Moreover, understanding terrorism can promote reconciliation and peace-building efforts. In the aftermath of a terrorist attack, communities and nations often face the challenge of rebuilding trust and social cohesion. Understanding the underlying causes of terrorism and addressing them can facilitate the process of reconciliation and promote a more peaceful future. Overall, understanding terrorism is crucial for building resilient societies and preventing violent extremism. By recognizing the real interests of society, government, and people, we can move away from violence and extremism and promote a more peaceful and inclusive world.

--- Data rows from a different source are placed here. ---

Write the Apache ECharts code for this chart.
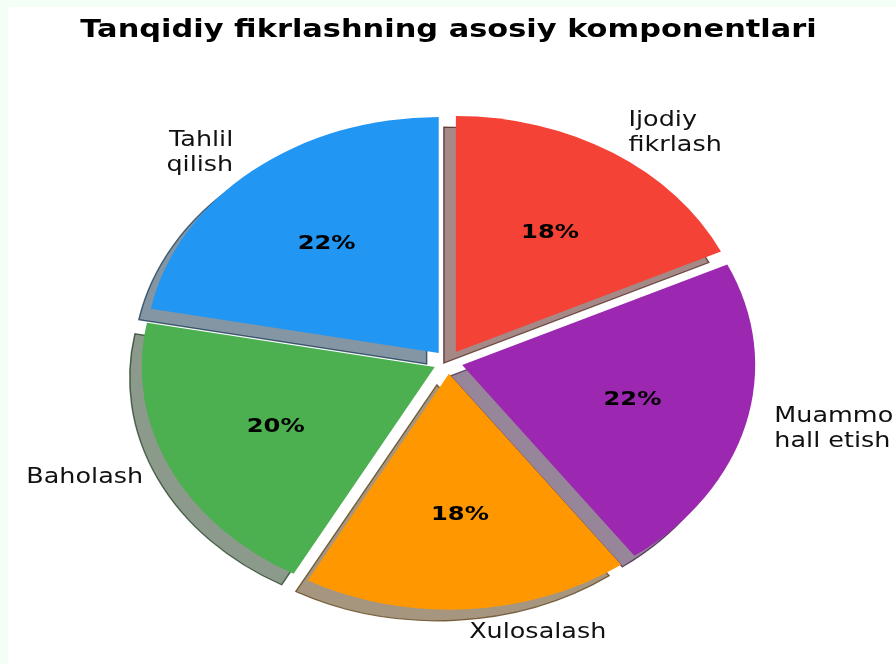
<!DOCTYPE html>
<html>
<head>
<meta charset="utf-8">
<script src="https://cdn.jsdelivr.net/npm/echarts@6/dist/echarts.min.js"></script>
<style>
  html, body { margin: 0; padding: 0; background: #f3fff6; }
  #chart { position: absolute; left: 8px; top: 7px; width: 888px; height: 657px; background: #fff; }
</style>
</head>
<body>
<div id="chart"></div>
<script>
// Pie of critical-thinking components. The source picture is stretched sideways,
// so the pie is an ellipse and the text is wide — drawn with a custom series.
const TITLE = "Tanqidiy fikrlashning asosiy komponentlari";
const labels = ["Tahlil\nqilish", "Baholash", "Xulosalash", "Muammo\nhall etish", "Ijodiy\nfikrlash"];
const shares = [22, 20, 18, 22, 18];
const colors = ["#2196F3", "#4CAF50", "#FF9800", "#9C27B0", "#F44336"];
const explode = [0.05, 0.05, 0.05, 0.05, 0.05];

// layout (px inside the chart box)
const PIE = { cx: 440, cy: 355, rx: 293, ry: 236, start: 90 };
const STRETCH = PIE.rx / PIE.ry;
const SHADOW = { dx: -12, dy: 11 };
const FONT = "DejaVu Sans";

const total = shares.reduce((a, b) => a + b, 0);
const deg = Math.PI / 180;

// matplotlib-style shadow: face * 0.3 at half alpha
function shade(hex, alpha) {
  const n = parseInt(hex.slice(1), 16);
  const r = Math.round(((n >> 16) & 255) * 0.3);
  const g = Math.round(((n >> 8) & 255) * 0.3);
  const b = Math.round((n & 255) * 0.3);
  return `rgba(${r},${g},${b},${alpha})`;
}

function renderItem(params, api) {
  const i = params.dataIndex;
  const v = api.value(0);
  const before = shares.slice(0, i).reduce((a, b) => a + b, 0);
  const a1 = PIE.start + (before / total) * 360;
  const a2 = a1 + (v / total) * 360;
  const mid = ((a1 + a2) / 2) * deg;
  const cos = Math.cos(mid), sin = Math.sin(mid);
  const ox = PIE.cx + explode[i] * PIE.rx * cos;
  const oy = PIE.cy - explode[i] * PIE.ry * sin;
  const wedge = { cx: 0, cy: 0, r0: 0, r: PIE.ry, startAngle: -a2 * deg, endAngle: -a1 * deg, clockwise: true };
  return {
    type: "group",
    children: [
      {
        type: "sector", z2: 0, x: ox + SHADOW.dx, y: oy + SHADOW.dy, scaleX: STRETCH,
        shape: wedge,
        style: { fill: shade(colors[i], 0.5), stroke: shade(colors[i], 0.7), lineWidth: 1.2, strokeNoScale: true },
      },
      {
        type: "sector", z2: 5, x: ox, y: oy, scaleX: STRETCH,
        shape: wedge,
        style: { fill: colors[i] },
      },
      {
        type: "text", z2: 10,
        x: ox + 0.6 * PIE.rx * cos, y: oy - 0.6 * PIE.ry * sin, scaleX: STRETCH,
        style: {
          text: Math.round((v / total) * 100) + "%",
          fontFamily: FONT, fontSize: 19.5, fontWeight: "bold", fill: "#000",
          align: "center", verticalAlign: "middle",
        },
      },
      {
        type: "text", z2: 10,
        x: ox + 1.1 * PIE.rx * cos, y: oy - 1.1 * PIE.ry * sin, scaleX: STRETCH,
        style: {
          text: labels[i],
          fontFamily: FONT, fontSize: 20.5, lineHeight: 25, fill: "#111",
          align: cos > 0 ? "left" : "right", verticalAlign: "middle",
        },
      },
    ],
  };
}

const chart = echarts.init(document.getElementById("chart"));
chart.setOption({
  animation: false,
  backgroundColor: "#fff",
  graphic: [{
    type: "text", x: 440.5, y: 24, scaleX: STRETCH,
    style: {
      text: TITLE, fontFamily: FONT, fontSize: 24.5, fontWeight: "bold", fill: "#000",
      align: "center", verticalAlign: "middle",
    },
  }],
  series: [{
    type: "custom",
    coordinateSystem: "none",
    silent: true,
    renderItem,
    data: shares.map((v, i) => ({ value: v, name: labels[i] })),
  }],
});
</script>
</body>
</html>
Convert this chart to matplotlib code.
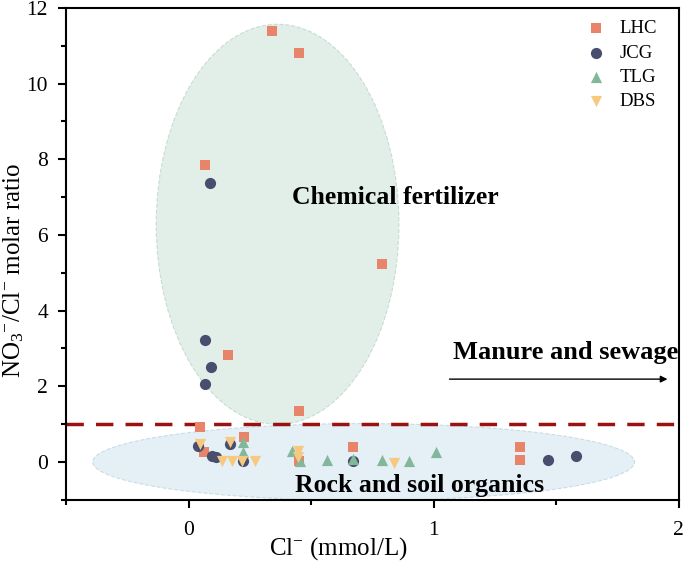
import matplotlib
matplotlib.use("Agg")
import matplotlib.pyplot as plt
from matplotlib.patches import Ellipse
from matplotlib.ticker import MultipleLocator

plt.rcParams['font.family'] = ['Liberation Serif', 'DejaVu Serif']
plt.rcParams['mathtext.fontset'] = 'custom'
plt.rcParams['mathtext.rm'] = 'Liberation Serif'
plt.rcParams['mathtext.it'] = 'Liberation Serif:italic'

# Cl- (mmol/L) and NO3-/Cl- molar ratio per group
lhc_x = [0.339, 0.449, 0.065, 0.788, 0.159, 0.449, 0.045, 0.224, 0.061, 0.449, 0.67, 1.35, 1.35]
lhc_y = [11.39, 10.81, 7.86, 5.22, 2.82, 1.34, 0.92, 0.66, 0.26, 0.03, 0.40, 0.40, 0.05]
jcg_x = [0.086, 0.065, 0.09, 0.065, 0.04, 0.094, 0.11, 0.167, 0.22, 0.67, 1.465, 1.58]
jcg_y = [7.38, 3.22, 2.50, 2.06, 0.42, 0.16, 0.14, 0.47, 0.03, 0.03, 0.05, 0.16]
tlg_x = [0.22, 0.22, 0.42, 0.453, 0.563, 0.67, 0.788, 0.90, 1.01]
tlg_y = [0.53, 0.26, 0.29, 0.03, 0.05, 0.08, 0.05, 0.03, 0.26]
dbs_x = [0.045, 0.167, 0.135, 0.176, 0.216, 0.27, 0.445, 0.445, 0.84]
dbs_y = [0.47, 0.53, 0.03, 0.03, 0.03, 0.03, 0.29, 0.13, -0.03]

fig = plt.figure(figsize=(6.85, 5.61), dpi=100)
ax = fig.add_axes([0.0964, 0.109, 0.8946, 0.877])

# source regions
ax.add_patch(Ellipse((0.363, 6.28), 0.99, 10.57, facecolor='#e2efe9',
                     edgecolor='#c5ddd3', linestyle='--', lw=0.8, zorder=0))
ax.add_patch(Ellipse((0.714, 0.0), 2.21, 2.03, facecolor='#e5eff6',
                     edgecolor='#c9dde6', linestyle='--', lw=0.8, zorder=0))

ms = 55
ax.scatter(lhc_x, lhc_y, marker='s', s=ms, color='#e8846a', label='LHC', zorder=3, lw=0)
ax.scatter(jcg_x, jcg_y, marker='o', s=ms+10, color='#4a4e6e', label='JCG', zorder=3, lw=0)
ax.scatter(tlg_x, tlg_y, marker='^', s=ms+10, color='#82b79c', label='TLG', zorder=3, lw=0)
ax.scatter(dbs_x, dbs_y, marker='v', s=ms+10, color='#f6c97f', label='DBS', zorder=3, lw=0)

ax.axhline(1, color='#9b1010', lw=2.5, ls=(0, (5, 3.5)), zorder=2)

ax.text(0.845, 6.98, 'Chemical fertilizer', fontsize=18.5, fontweight='bold',
        ha='center', va='center')
ax.text(1.54, 2.9, 'Manure and sewage', fontsize=19, fontweight='bold',
        ha='center', va='center')
ax.annotate('', xy=(1.965, 2.19), xytext=(1.053, 2.19),
            arrowprops=dict(arrowstyle='-|>', color='black', lw=1, mutation_scale=10))
ax.text(0.943, -0.63, 'Rock and soil organics', fontsize=18.5, fontweight='bold',
        ha='center', va='center')

ax.set_xlim(-0.5, 2)
ax.set_ylim(-1, 12)
ax.xaxis.set_major_locator(MultipleLocator(1))
ax.xaxis.set_minor_locator(MultipleLocator(0.5))
ax.yaxis.set_major_locator(MultipleLocator(2))
ax.yaxis.set_minor_locator(MultipleLocator(1))
ax.tick_params(which='major', direction='out', length=6, width=1.5,
               labelsize=15.5, pad=7)
ax.tick_params(axis='x', which='major', pad=9)
ax.tick_params(which='minor', direction='out', length=3.5, width=1.5)
for sp in ax.spines.values():
    sp.set_linewidth(1.5)

ax.set_xlabel('Cl$^{-}$ (mmol/L)', fontsize=18)
ax.set_ylabel('NO$_3$$^{-}$/Cl$^{-}$ molar ratio', fontsize=18)
ax.xaxis.set_label_coords(0.444, -0.072)
ax.yaxis.set_label_coords(-0.066, 0.467)

ax.legend(loc='upper right', bbox_to_anchor=(0.964, 0.975), frameon=False,
          fontsize=13.5, handlelength=1.5, handletextpad=0.5,
          labelspacing=0.38, borderaxespad=0, borderpad=0, scatterpoints=1)

fig.savefig('out.png', dpi=100)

Furthermore, understanding terrorism can offer insights into the needs and interests of the different actors involved in terrorism, including governmental, civil, and non-governmental organizations, by examining their functions and behaviors. For instance, an analysis of the government's response to terrorist incidents can reveal its policy priorities and its stance on issues such as human rights and security. Similarly, understanding the motivations and activities of non-governmental organizations working in conflict-affected areas can help identify the root causes of terrorism and inform strategies to prevent it. By gaining an accurate understanding of the needs and interests of different actors involved in terrorism, it is possible to develop more effective policies and interventions to address the underlying factors that contribute to violent extremism.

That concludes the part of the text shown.